In this tutorial, you’ll use OCR to woo your true heart’s desire. You’ll create an app called Love In A Snap using Tesseract, an open-source OCR engine maintained by Google. With Love In A Snap, you can take a picture of a love poem and “make it your own” by replacing the name of the original poet’s muse with the object of your affection. Brilliant! Get ready to impress.

Getting Started

Download the starter package here and extract it to a convenient location.

The archive contains the following folders:

• LoveInASnap: The Xcode starter project.
• Images: Images of a love poem.
• tessdata: The Tesseract language data.

Open LoveInASnap\LoveinASnap.xcodeproj, build, run, tap around, and get a feel for the UI. The current app does very little, but you’ll notice the view shifts up and down when selecting and deselecting the text fields. It does this to prevent the keyboard from blocking necessary text fields, buttons, etc.

Starter Code

Open ViewController.swift to check out the starter code. You’ll notice a few @IBOutlets and @IBAction functions that link the view controller to its pre-made Main.storyboard interface. Within most of those @IBActions, view.endEditing(true) resigns the keyboard. It’s omitted in sharePoem(_:) since the share button will never be visible while the keyboard is visible.

After those @IBAction functions, you’ll see performImageRecognition(_:). This is where Tesseract will eventually perform its image recognition.

Below that are two functions which shift the view up and down:

func moveViewUp() {
  if topMarginConstraint.constant != originalTopMargin {
    return
  }
  topMarginConstraint.constant -= 135
  UIView.animate(withDuration: 0.3) {
    self.view.layoutIfNeeded()
  }
}

func moveViewDown() {
  if topMarginConstraint.constant == originalTopMargin {
    return
  }
  topMarginConstraint.constant = originalTopMargin
  UIView.animate(withDuration: 0.3) {
    self.view.layoutIfNeeded()
  }
}

moveViewUp animates the view controller’s view’s top constraint up when the keyboard shows. moveViewDown animates the view controller’s view’s top constraint back down when the keyboard hides.

Within the storyboard, the UITextFields’ delegates were set to ViewController. Take a look at the methods in the UITextFieldDelegate extension:

// MARK: - UITextFieldDelegate
extension ViewController: UITextFieldDelegate {
  func textFieldDidBeginEditing(_ textField: UITextField) {
    moveViewUp()
  }

  func textFieldDidEndEditing(_ textField: UITextField) {
    moveViewDown()
  }
}

When a user begins editing a text field, call moveViewUp.
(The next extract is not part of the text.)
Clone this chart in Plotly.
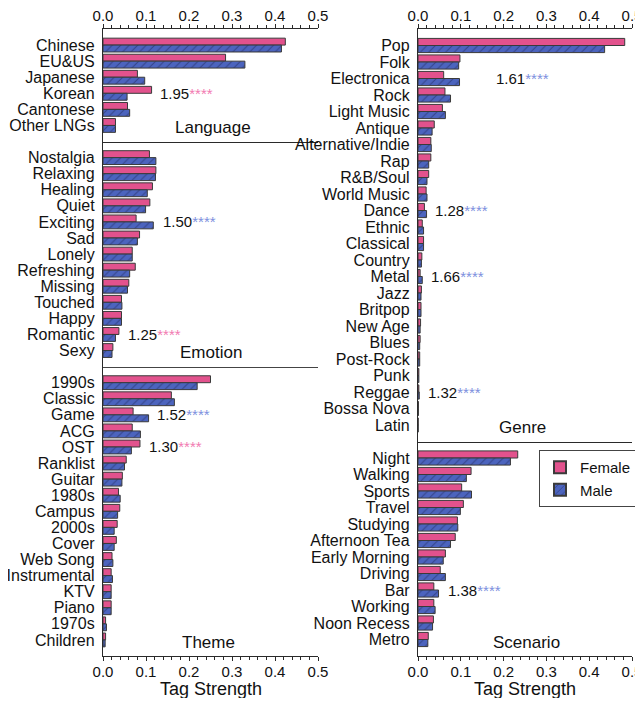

When a user finishes editing a text field, call moveViewDown.

Although important to the app’s UX, the above functions are the least relevant to this tutorial. Since they’re pre-coded, we can get into the fun coding nitty-gritty right away.

Tesseract Limitations

Tesseract OCR is quite powerful, but does have the following limitations:

• Unlike some OCR engines (like those used by the U.S. Postal Service to sort mail), Tesseract is unable to recognize handwriting. In fact, it’s limited to about 64 fonts in total.
• Tesseract’s performance can improve with image pre-processing. You may need to scale images, increase color contrast, and horizontally-align the text for optimal results.
• Finally, Tesseract OCR only works on Linux, Windows, and Mac OS X.

Uh oh…Linux, Windows, and Mac OS X… How are you going to use this in iOS? Luckily, there’s an Objective-C wrapper for Tesseract OCR written by gali8 which you can use in Swift and iOS.

Phew! :]

Installing Tesseract

As described in Joshua Greene’s great tutorial, How to Use CocoaPods with Swift, you can install CocoaPods and the Tesseract framework using the following steps.

To install CocoaPods, open Terminal and execute the following command:

sudo gem install cocoapods

Enter your computer’s password when requested.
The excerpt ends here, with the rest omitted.